年明け初戦の共同通信杯では先行策から鮮やかに抜け出してきたファントムシーフ。
ホープフルSでは出遅れたが今回はしっかりとスタートを決め、スローペース2番手から伸びての快勝。1800mの切れ勝負に対応したのは収穫。折り合いの不安もなく、もっと長い距離や上がりが掛かる状況の方が合いそうな印象も受けた。
中山コースは2歳G1のホープフルステークスで4着に敗れた舞台。レースは1000m通過が61秒5と、7レースに組まれていた古馬1勝クラスよりも2秒遅いスローペース。1枠1番スタートから出遅れて位置取りを下げるかたちとなり、結果的にこれが最後まで響くかたちとなった。最内の中団で揉まれ続け、最後の最後でやっと抜け出して伸びたが届かずの4着という内容だった。
また、久々のせいか反応も一息。上がりの速い決着では厳しいハービンジャー産駒でもあり、この条件では4着までが精一杯だったと言えよう。
今回も懸念材料として挙げられるのは“中山コース”への適性だ。前走を見る限り瞬発力タイプではなく、ジリジリとスピードを上げていくタイプという印象。
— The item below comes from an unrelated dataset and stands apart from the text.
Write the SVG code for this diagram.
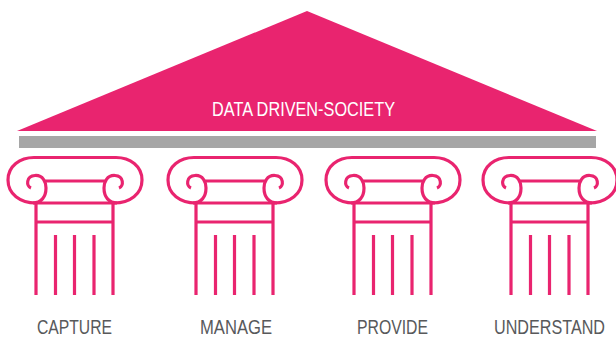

跳びは大きいタイプで、直線は長い方が良く、広いコースが合っているのは間違いない。
共同通信杯後には「ダービーの方が合うと思います」と西村調教師もコメントしており、狙うならダービーの方が良いという想いで臨むファンも少なくないだろう。中山が得意なC.ルメール騎手が引き続き手綱を握る点が多少不安を和らげてくれるかもしれないが、この舞台では前走から信頼度が落ちるのは否めない。
個人的には、父ハービンジャーで母系も香港スプリントで活躍するような血統構成から、当初はNHKマイルCで見たい1頭であった。しかし、前走の内容で距離的な不安が消えたのは大きなプラス。アタマで固定するほど高い信頼度を持っているとは言い難いが、能力の高さを考えると圏外に飛ぶ競馬をする可能性も低そうだ。中山コースは決してベスト舞台ではないかもしれないが、前目で競馬さえできれば上位争いには食い込んでくるのではないだろうか。